What are Heads of Terms?

When negotiating a deal for a lease of commercial property, Heads of Terms are an essential document for both parties. It provides the basic structure for the transaction and outlines the commercial terms agreed between the parties to be included in the lease and any ancillary documents.

Are Heads of Terms legally binding?

Heads of Terms record the agreed commercial position of the parties at the time they are issued but the specific and detailed provisions will be negotiated and contained in the lease. Properly drafted and agreed Heads of Terms are, however, invaluable to a lease transaction as they provide the foundation on which the legally binding documents will be granted. This enables the smooth running of the process, cutting down the need for extended correspondence on the commercial terms, which also reduces the associated costs.

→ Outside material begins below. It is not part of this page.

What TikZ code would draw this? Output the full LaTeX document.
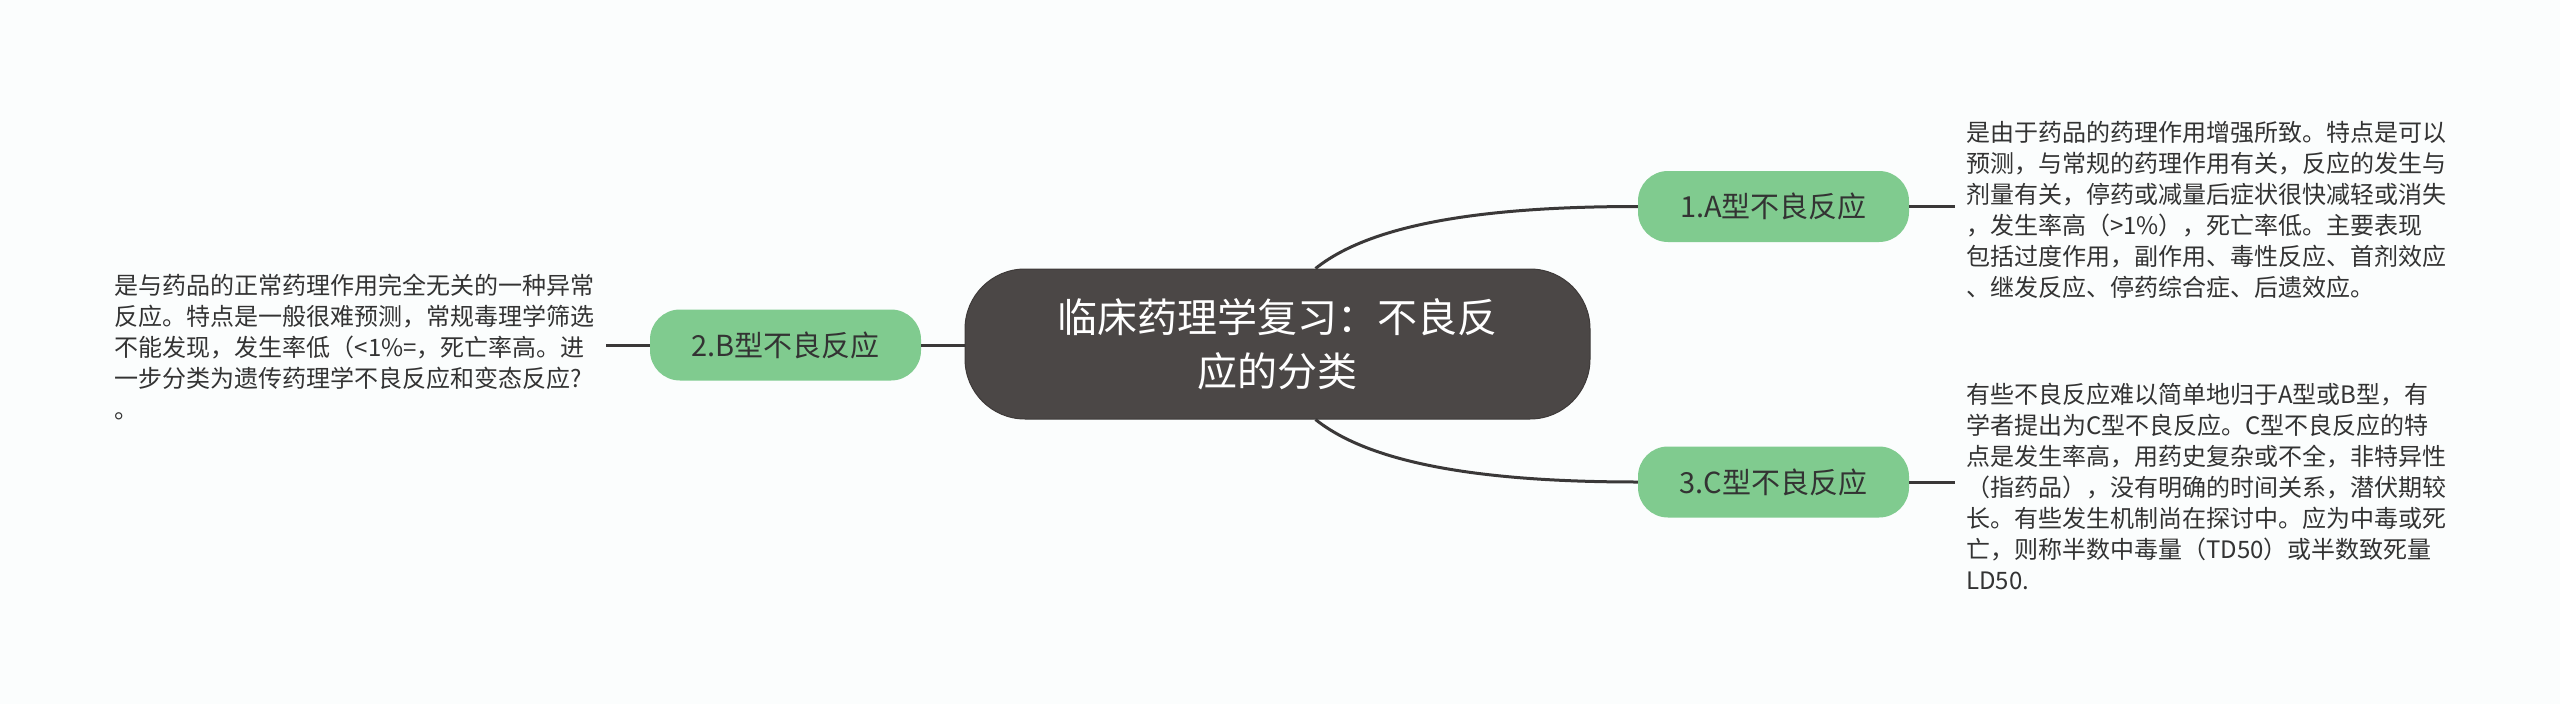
\documentclass[tikz,border=0pt]{standalone}
\usepackage{fontspec}
\setmainfont{Noto Sans CJK SC}
\definecolor{bg}{HTML}{FBFDFD}
\definecolor{hub}{HTML}{4B4746}
\definecolor{hubline}{HTML}{3E3A39}
\definecolor{leaf}{HTML}{80CB8F}
\definecolor{ink}{HTML}{333333}
\definecolor{wire}{HTML}{3A3838}
\begin{document}
\begin{tikzpicture}[x=1pt,y=-1pt,
  hubbox/.style={fill=hub, draw=hubline, line width=1pt, rounded corners=60pt,
    minimum width=625pt, minimum height=150pt, text=white, align=center,
    font=\fontsize{40}{54}\selectfont, inner sep=0pt},
  leafbox/.style={fill=leaf, rounded corners=30pt, minimum width=271pt,
    minimum height=71pt, text=ink, font=\fontsize{29}{35}\selectfont, inner sep=0pt},
  note/.style={text=ink, align=left, font=\fontsize{24}{31}\selectfont,
    inner ysep=0pt, inner xsep=11pt},
  conn/.style={draw=wire, line width=3pt}]

\fill[bg] (0,0) rectangle (2560,704);
\useasboundingbox (0,0) rectangle (2560,704);

\node[hubbox] (c) at (1277.5,344) {临床药理学复习：不良反\\应的分类};
\node[leafbox] (a) at (1773.5,206.5) {1.A型不良反应};
\node[leafbox] (b) at (785.5,345) {2.B型不良反应};
\node[leafbox] (cc) at (1773.5,482) {3.C型不良反应};

\node[note, anchor=west] (ta) at (1955,210) {是由于药品的药理作用增强所致。特点是可以\\
预测，与常规的药理作用有关，反应的发生与\\
剂量有关，停药或减量后症状很快减轻或消失\\
，发生率高（>1\%），死亡率低。主要表现\\
包括过度作用，副作用、毒性反应、首剂效应\\
、继发反应、停药综合症、后遗效应。};

\node[note, anchor=west] (tc) at (1955,486.5) {有些不良反应难以简单地归于A型或B型，有\\
学者提出为C型不良反应。C型不良反应的特\\
点是发生率高，用药史复杂或不全，非特异性\\
（指药品），没有明确的时间关系，潜伏期较\\
长。有些发生机制尚在探讨中。应为中毒或死\\
亡，则称半数中毒量（TD50）或半数致死量\\
LD50.};

\node[note, anchor=east] (tb) at (606,347) {是与药品的正常药理作用完全无关的一种异常\\
反应。特点是一般很难预测，常规毒理学筛选\\
不能发现，发生率低（<1\%=，死亡率高。进\\
一步分类为遗传药理学不良反应和变态反应?\\
。};

\draw[conn] ([xshift=38pt]c.north) .. controls +(55,-44) and +(-157,0) .. (a.west);
\draw[conn] ([xshift=38pt]c.south) .. controls +(55,44) and +(-157,0) .. (cc.west);
\draw[conn] (b.east) -- (b.east -| c.west);
\draw[conn] (b.west) -- (b.west -| tb.east);
\draw[conn] (a.east) -- (a.east -| ta.west);
\draw[conn] (cc.east) -- (cc.east -| tc.west);
\end{tikzpicture}
\end{document}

What are the main things to include?

The Royal Institution of Chartered Surveyors (RICS) Code for leasing business premises includes a non-exhaustive list of matters to be considered when drafting Heads of Terms. This is a good guide when starting to negotiate terms. However, it is worth noting that there will be varying levels of detail to be included in order to personalise the transaction to cover the requirements of each party.

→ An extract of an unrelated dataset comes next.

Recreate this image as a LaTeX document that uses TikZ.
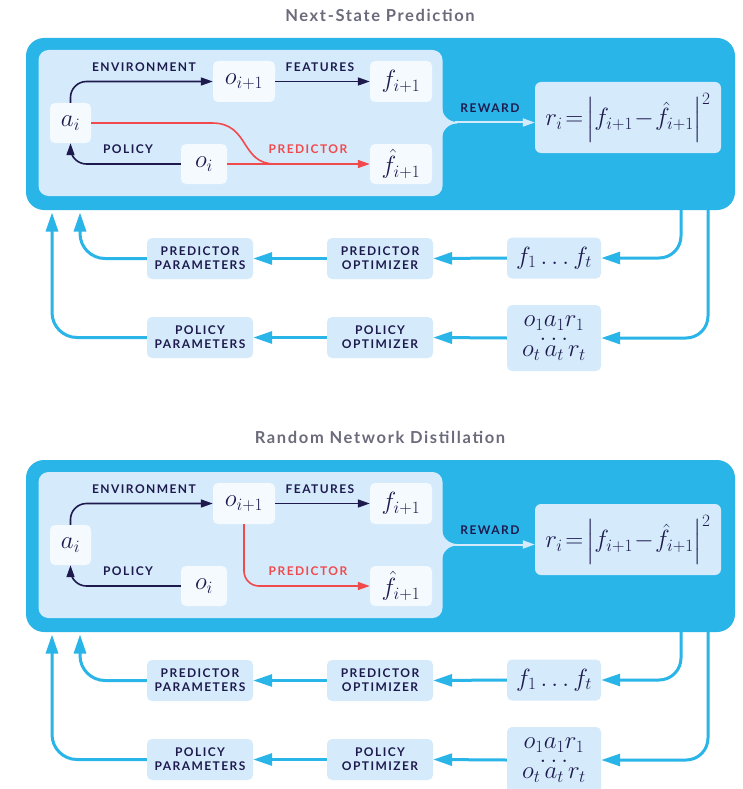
\documentclass[tikz,border=0pt]{standalone}
\usepackage{fontspec}
\usepackage{amsmath}
\usetikzlibrary{arrows.meta}
\newfontfamily\labfont[LetterSpace=12]{Lato}
\newfontfamily\titfont[LetterSpace=10]{Lato}
\definecolor{outerc}{RGB}{41,181,232}
\definecolor{panelc}{RGB}{213,235,252}
\definecolor{nodec}{RGB}{245,250,254}
\definecolor{navy}{RGB}{30,26,78}
\definecolor{redc}{RGB}{240,74,76}
\definecolor{titc}{RGB}{108,107,124}
\tikzset{
  lab/.style={font=\labfont\bfseries\fontsize{12}{14.3}\selectfont, text=navy, inner sep=0pt, align=center},
  titl/.style={font=\titfont\bfseries\fontsize{16.5}{19}\selectfont, text=titc, inner sep=0pt},
  wbox/.style={fill=nodec, rounded corners=5pt, inner sep=0pt, text=navy, font=\fontsize{23.5}{26}\selectfont},
  bbox/.style={fill=panelc, rounded corners=5pt, inner sep=0pt, text=navy, align=center},
  mathbox/.style={bbox, font=\fontsize{24}{26}\selectfont},
  dk/.style={draw=navy, line width=1.6pt, -{Triangle[length=12pt,width=8pt]}},
  rd/.style={draw=redc, line width=1.6pt, -{Triangle[length=12pt,width=8pt]}},
  rdl/.style={draw=redc, line width=1.6pt},
  bl/.style={draw=outerc, line width=3pt, -{Triangle[length=19pt,width=12pt]}},
  rw/.style={draw=panelc, line width=2pt, -{Triangle[length=12pt,width=8pt]}},
}
\newcommand\mypanel[4]{%
\begin{scope}[shift={(0,#2)}]
  \node[titl] (#1title) at (380,15) {#3};
  \node[fill=outerc, rounded corners=18pt, minimum width=709pt, minimum height=172pt, inner sep=0pt] (#1outer) at (380.5,124) {};
  \node[fill=panelc, rounded corners=10pt, minimum width=404pt, minimum height=146pt, inner sep=0pt] (#1panel) at (240.5,123) {};
  % reward fillets
  \fill[panelc] (441,105) -- (442,107) arc[start angle=180, end angle=90, radius=15] -- (457,123.5) arc[start angle=270, end angle=180, radius=15] -- (441,140) -- cycle;
  \coordinate (#1rs) at (455,122.5);
  \node[bbox, rounded corners=6pt, minimum width=186pt, minimum height=71pt, font=\fontsize{24}{26}\selectfont] (#1rew) at (628,117.5) {$r_i\!=\!\left|f_{i+1}\!-\!\hat{f}_{i+1}\right|^2$};
  \draw[rw] (#1rs) -- (#1rs -| #1rew.west);
  \node[lab] (#1rl) at (490,108) {REWARD};
  % inner nodes
  \node[wbox, minimum width=41pt, minimum height=40pt] (#1a) at (70.5,123) {$a_i$};
  \node[wbox, minimum width=62pt, minimum height=41pt] (#1o1) at (244,81.5) {$o_{i+1}$};
  \node[wbox, minimum width=62pt, minimum height=41pt] (#1f) at (401,81.5) {$f_{i+1}$};
  \node[wbox, minimum width=46pt, minimum height=40pt] (#1oi) at (204,164) {$o_i$};
  \node[wbox, minimum width=62pt, minimum height=40pt] (#1fh) at (401,164) {$\hat{f}_{i+1}$};
  \draw[dk, rounded corners=16pt] (#1a.north) |- (#1o1.west);
  \draw[dk] (#1o1.east) -- (#1f.west);
  \draw[dk, rounded corners=16pt] (#1oi.west) -| (#1a.south);
  \ifnum#4=1
    \draw[rd] (#1oi.east) -- (#1fh.west);
    \draw[rdl] (#1a.east) -- (212,123) .. controls (250,123) and (240,164) .. (275,164);
  \else
    \draw[rd, rounded corners=15pt] (#1o1.south) |- (#1fh.west);
  \fi
  \node[lab] (#1le) at (144,67) {ENVIRONMENT};
  \node[lab] (#1lf) at (320,67) {FEATURES};
  \node[lab] (#1lp) at (128,149) {POLICY};
  \node[lab, text=redc] (#1lr) at (308,149) {PREDICTOR};
  % lower section
  \node[bbox, minimum width=106pt, minimum height=41pt, lab] (#1pp) at (200,258.5) {PREDICTOR\\PARAMETERS};
  \node[bbox, minimum width=106pt, minimum height=41pt, lab] (#1po) at (380,258.5) {PREDICTOR\\OPTIMIZER};
  \node[mathbox, minimum width=94pt, minimum height=41pt] (#1ff) at (554,258) {$f_1\ldots f_t$};
  \node[bbox, minimum width=106pt, minimum height=41pt, lab] (#1qp) at (200,337.5) {POLICY\\PARAMETERS};
  \node[bbox, minimum width=106pt, minimum height=41pt, lab] (#1qo) at (380,337.5) {POLICY\\OPTIMIZER};
  \node[bbox, minimum width=94pt, minimum height=66pt, font=\fontsize{23}{11}\selectfont] (#1oo) at (554,338) {$o_1a_1r_1$\\[3pt]$\ldots$\\[5pt]$o_t\,a_t\,r_t$};
  \coordinate (#1c1) at (681,205);
  \coordinate (#1c2) at (708,205);
  \coordinate (#1t1) at (80,212.5);
  \coordinate (#1t2) at (52,212.5);
  \draw[bl, rounded corners=22pt] (#1c1) |- (#1ff.east);
  \draw[bl, rounded corners=22pt] (#1c2) |- (#1oo.east);
  \draw[bl] (#1ff.west) -- (#1po.east);
  \draw[bl] (#1po.west) -- (#1pp.east);
  \draw[bl, rounded corners=25pt] (#1pp.west) -| (#1t1);
  \draw[bl] (#1oo.west) -- (#1qo.east);
  \draw[bl] (#1qo.west) -- (#1qp.east);
  \draw[bl, rounded corners=25pt] (#1qp.west) -| (#1t2);
\end{scope}}
\begin{document}
\begin{tikzpicture}[x=1pt,y=-1pt]
  \useasboundingbox[fill=white] (0,0) rectangle (743,789);
  \mypanel{A}{0}{Next-State Prediction}{1}
  \mypanel{B}{422}{Random Network Distillation}{2}
\end{tikzpicture}
\end{document}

Heads of Terms will normally include the following:

  • the identity and extent of the premises (and requiring the landlord to arrange the provision of a Land Registry-compliant plan if the lease is registerable);
  • any special rights to be granted, such as parking or telecom/ data access;
  • the length of term;
  • any options for renewal or break rights;
  • any requirements for a guarantor and/ or rent deposit;
  • the amount of rent, frequency of payment and whether exclusive of business rates;
  • whether the landlord intends to charge VAT on the rent;
  • any rent-free period or other incentive;
  • any rent reviews including frequency and basis of review;
  • liability to pay service charge and/ or insurance premiums;
  • rights to assign, sublet, charge or share the premises;
  • repairing obligations;
  • the initial permitted use and whether any changes of use will be allowed;
  • rights to make alterations and any particular reinstatement obligations;
  • any initial alterations or fit-out (if known); and
  • any conditions of the letting, such as subject to surveys, board approvals or planning permission.

Final thoughts

In addition to taking into consideration all of the above, the Heads of Terms should be a clear and succinct document detailing exactly what the parties are entering into and what the final result should look like. Indeed, the Heads of Terms should not be a completely technical document with technical wording but instead a marriage between the legal aspects and commercial terms.